This is the pattern I've seen suggested in a few different posts on SO:
metric_definitions = [
{'Name': 'loss', 'Regex': "'loss': ([0-9]+(.|e\-)[0-9]+),?"},
{'Name': 'learning_rate', 'Regex': "'learning_rate': ([0-9]+(.|e\-)[0-9]+),?"},
{'Name': 'eval_loss', 'Regex': "'eval_loss': ([0-9]+(.|e\-)[0-9]+),?"},
{'Name': 'eval_accuracy', 'Regex': "'eval_accuracy': ([0-9]+(.|e\-)[0-9]+),?"},
{'Name': 'eval_f1', 'Regex': "'eval_f1': ([0-9]+(.|e\-)[0-9]+),?"},
{'Name': 'eval_precision', 'Regex': "'eval_precision': ([0-9]+(.|e\-)[0-9]+),?"},
{'Name': 'eval_recall', 'Regex': "'eval_recall': ([0-9]+(.|e\-)[0-9]+),?"},
{'Name': 'eval_runtime', 'Regex': "'eval_runtime': ([0-9]+(.|e\-)[0-9]+),?"},
{'Name': 'eval_samples_per_second', 'Regex': "'eval_samples_per_second': ([0-9]+(.|e\-)[0-9]+),?"},
{'Name': 'epoch', 'Regex': "'epoch': ([0-9]+(.|e\-)[0-9]+),?"}
]
The issue is, it fails to capture the e-0x
after the digit. I've tried a few variant like these one: ([0-9]+(.*e\-)[0-9]+)\w+
which I have tested on https://regexr.com/. While it works on the website it still fails to capture the exponent part in CloudWatch.

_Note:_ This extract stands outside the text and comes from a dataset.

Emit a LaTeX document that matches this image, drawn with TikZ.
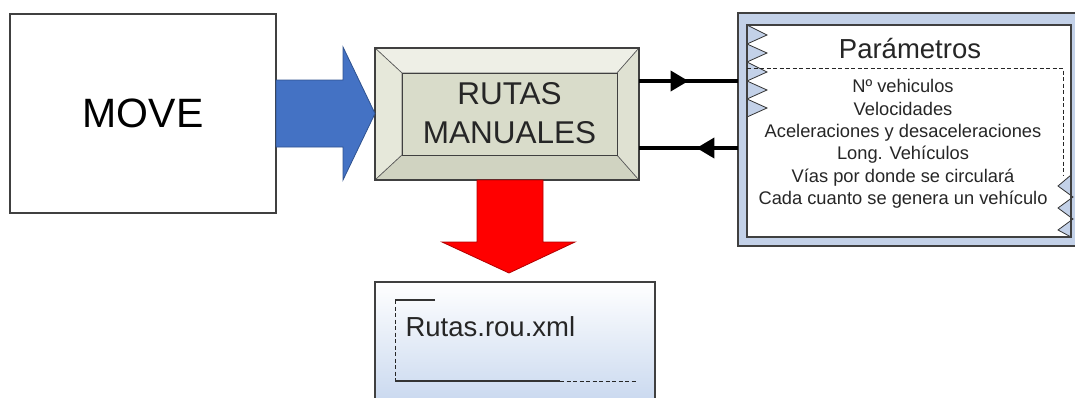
\documentclass[tikz,border=0pt]{standalone}
\usepackage{fontspec}
\setmainfont{Liberation Sans}
\usetikzlibrary{arrows.meta,calc,decorations.markings}
\definecolor{frameline}{HTML}{404040}
\definecolor{arrowblue}{HTML}{4472C4}
\definecolor{arrowblueline}{HTML}{2F528F}
\definecolor{paramblue}{HTML}{C3D1E8}
\definecolor{outblue}{HTML}{C6D6EE}
\definecolor{bevtop}{HTML}{EEEFE6}
\definecolor{bevleft}{HTML}{E6E8DA}
\definecolor{bevright}{HTML}{DFE1D2}
\definecolor{bevbottom}{HTML}{D0D3C1}
\definecolor{bevface}{HTML}{D9DCCA}
\tikzset{
  plainbox/.style={draw=frameline, line width=1.2pt, outer sep=0pt, inner sep=0pt},
  bevelpart/.style={draw=gray!70!black, line width=0.6pt},
  flowline/.style={line width=4pt, draw=black, postaction={decorate},
    decoration={markings, mark=at position #1 with {\arrow{Triangle[length=18pt,width=20pt]}}}},
  flowline/.default=0.5,
  dashframe/.style={draw=black!85, line width=1pt, dash pattern=on 4pt off 2.5pt},
  zigzagfill/.style={fill=paramblue, draw=black!80, line width=0.8pt},
}
\begin{document}
\begin{tikzpicture}[x=1pt,y=-1pt]
\useasboundingbox (0,0) rectangle (1075,397);
\clip (0,0) rectangle (1075,397);

% MOVE box
\node[plainbox, fill=white, minimum width=266pt, minimum height=199pt,
      font=\fontsize{41}{41}\selectfont] (move) at (143,113.5) {MOVE};

% RUTAS MANUALES bevel box
\node[outer sep=0pt, inner sep=0pt, minimum width=264pt, minimum height=132pt] (rutas) at (507,114) {};
\fill[bevtop, bevelpart] (375,48) -- (639,48) -- (617,73) -- (402,73) -- cycle;
\fill[bevleft, bevelpart] (375,48) -- (402,73) -- (402,155) -- (375,180) -- cycle;
\fill[bevbottom, bevelpart] (375,180) -- (402,155) -- (617,155) -- (639,180) -- cycle;
\fill[bevright, bevelpart] (639,48) -- (617,73) -- (617,155) -- (639,180) -- cycle;
\filldraw[fill=bevface, draw=frameline, line width=1pt] (402,73) rectangle (617,155);
\draw[frameline, line width=1.2pt] (rutas.north west) rectangle (rutas.south east);
\node[align=center, font=\fontsize{31.5}{39}\selectfont, text=black!85] (rutaslabel) at (509.5,113) {RUTAS\\MANUALES};

% Blue block arrow MOVE -> RUTAS
\filldraw[fill=arrowblue, draw=arrowblueline, line width=0.8pt]
  (move.east |- 0,80) -- (343,80) -- (343,47) -- (rutas.west |- 0,113.5) -- (343,180) -- (343,147) -- (move.east |- 0,147) -- cycle;

% Parametros box
\node[draw=frameline, line width=1.2pt, fill=paramblue, outer sep=0pt, inner sep=0pt,
      minimum width=344pt, minimum height=233pt] (param) at (910,129.5) {};
\fill[white] (747,25) rectangle (1071,237);
% left zigzag
\filldraw[zigzagfill]
  (747,25) -- (767,35) -- (747,44) -- (767,53) -- (747,62) -- (767,72) -- (747,81) -- (767,90) -- (747,99) -- (767,108) -- (747,117);
% right zigzag
\filldraw[zigzagfill]
  (1071,175) -- (1058,186) -- (1073,197) -- (1058,208) -- (1073,219) -- (1058,230) -- (1071,237);
\draw[frameline, line width=1.2pt] (747,25) rectangle (1071,237);
\draw[dashframe] (747,68) -- (1063,68) -- (1063,176);
\node[font=\fontsize{27.5}{27.5}\selectfont, text=black!85] (ptitle) at (910,49) {Parámetros};
\node[align=center, font=\fontsize{18.3}{22.4}\selectfont, text=black!85] (plist) at (903,144)
  {Nº vehiculos\\Velocidades\\Aceleraciones y desaceleraciones\\Long. Vehículos\\Vías por donde se circulará\\Cada cuanto se genera un vehículo};

% connectors between RUTAS and Parametros
\draw[flowline=0.5] (rutas.east |- 0,81) -- (param.west |- 0,81);
\draw[flowline=0.42] (param.west |- 0,148) -- (rutas.east |- 0,148);

% Output box
\shade[top color=white, bottom color=outblue] (375,282) rectangle (655,410);
\node[outer sep=0pt, inner sep=0pt, minimum width=280pt, minimum height=128pt] (out) at (515,346) {};
\draw[frameline, line width=1.2pt] (out.south west) -- (out.north west) -- (out.north east) -- (out.south east);
\draw[black!80, line width=1.2pt] (435,300) -- (395,300);
\draw[dashframe] (395,300) -- (395,381);
\draw[black!80, line width=1.2pt] (395,381) -- (560,381);
\draw[dashframe] (560,381) -- (637,381);
\node[anchor=west, font=\fontsize{27.5}{27.5}\selectfont, text=black!85] (outlabel) at (402,327) {Rutas.rou.xml};

% Red block arrow RUTAS -> output
\filldraw[fill=red, draw=red!70!black, line width=0.8pt]
  (477,180) -- (543,180) -- (543,242) -- (575,242) -- (509,273) -- (442,242) -- (477,242) -- cycle;
\end{tikzpicture}
\end{document}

I noticed the issue because my loss was going up and down, and when I checked the log directly I could see the loss was only going down, except every time it went from 1.254e-05 to 9.365e-06 only the first portion was captured, so it looked like the loss was just going back up and the model was not learning.
The expression you used has some issues. It only works for "1234e-05", and doesn't work for "1.234e-05". Also "." has to be escaped with back-slash ("\.") to strictly match a period character.
Instead, please try (\d+(\.\d+)?(e-\d+)?)
I only tested on Python's regular expression module, but it should capture all following patterns.